RECORDS FOR THIS EXERCISE:
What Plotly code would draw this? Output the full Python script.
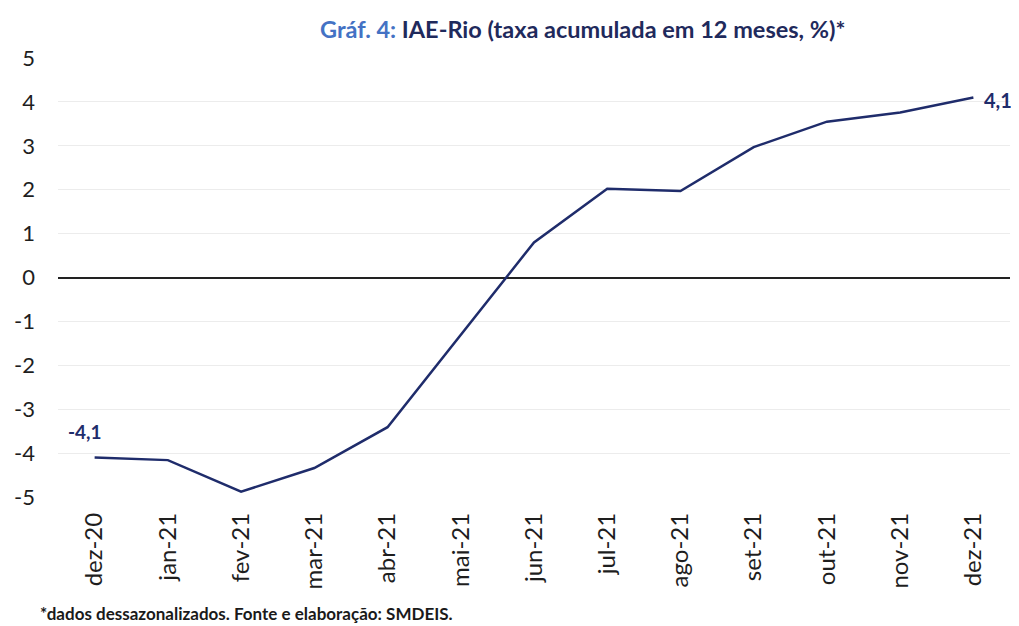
import plotly.graph_objects as go

categories = ["dez-20", "jan-21", "fev-21", "mar-21", "abr-21", "mai-21", "jun-21",
              "jul-21", "ago-21", "set-21", "out-21", "nov-21", "dez-21"]
values = [-4.1, -4.16, -4.88, -4.34, -3.41, -1.3, 0.8, 2.02, 1.97, 2.97, 3.55, 3.76, 4.1]
y_ticks = [-5, -4, -3, -2, -1, 0, 1, 2, 3, 4, 5]
y_labels = ["-5", "-4", "-3", "-2", "-1", "0", "1", "2", "3", "4", "5"]

navy = "#1F2C6B"
font = "Lato, 'Open Sans', sans-serif"

fig = go.Figure()
fig.add_trace(go.Scatter(x=categories, y=values, mode="lines",
                         line=dict(color=navy, width=2.5), showlegend=False,
                         hoverinfo="x+y"))

fig.add_annotation(x=categories[0], y=values[0], text="<b>-4,1</b>", showarrow=False,
                   xanchor="center", yanchor="bottom", yshift=12, xshift=-10,
                   font=dict(family=font, size=19, color=navy))
fig.add_annotation(x=categories[-1], y=values[-1], text="<b>4,1</b>", showarrow=False,
                   xanchor="left", yanchor="middle", xshift=9, yshift=-2,
                   font=dict(family=font, size=20, color=navy))

fig.add_annotation(xref="paper", yref="paper", x=0.5, y=1.0, yshift=29, xshift=49,
                   text="<b><span style='color:#4472C4'>Gráf. 4:</span> IAE-Rio (taxa acumulada em 12 meses, %)*</b>",
                   showarrow=False, xanchor="center", yanchor="middle",
                   font=dict(family=font, size=23.5, color="#1F2A5C"))
fig.add_annotation(xref="paper", yref="paper", x=0, xshift=-20, y=0, yshift=-116,
                   text="<b>*dados dessazonalizados. Fonte e elaboração: SMDEIS.</b>",
                   showarrow=False, xanchor="left", yanchor="middle",
                   font=dict(family=font, size=17, color="#1a1a1a"))

fig.update_layout(
    width=1011, height=618,
    margin=dict(l=50, r=9, t=50, b=129, autoexpand=False),
    paper_bgcolor="white", plot_bgcolor="white",
    font=dict(family=font),
)
fig.update_xaxes(type="category", range=[-0.5, 12.5], tickangle=-90,
                 tickfont=dict(family=font, size=24, color="#1e1e1e"),
                 showgrid=False, showline=False, ticks="", ticklen=0,
                 ticklabelstandoff=10)
fig.update_yaxes(range=[-5, 5], tickvals=y_ticks, ticktext=y_labels,
                 tickfont=dict(family=font, size=22, color="#1e1e1e"),
                 showgrid=True, gridcolor="#ECECEC", gridwidth=1,
                 zeroline=True, zerolinecolor="#222222", zerolinewidth=1.5,
                 showline=False, ticks="", ticklabelstandoff=22)

fig.write_html("out.html")
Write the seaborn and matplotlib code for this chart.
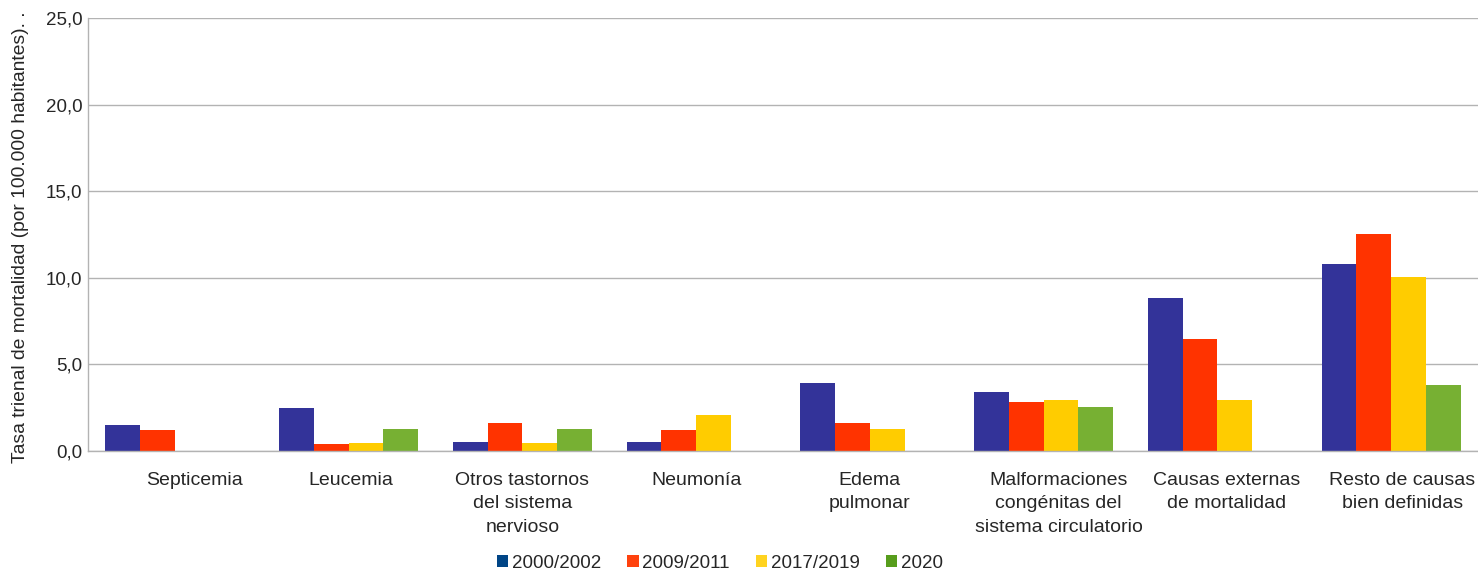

WHAT IS NEEDED: Using the listing above, say how many of its lines contain the string "code", giving nothing but the figure.

CORRECT RESULT: 2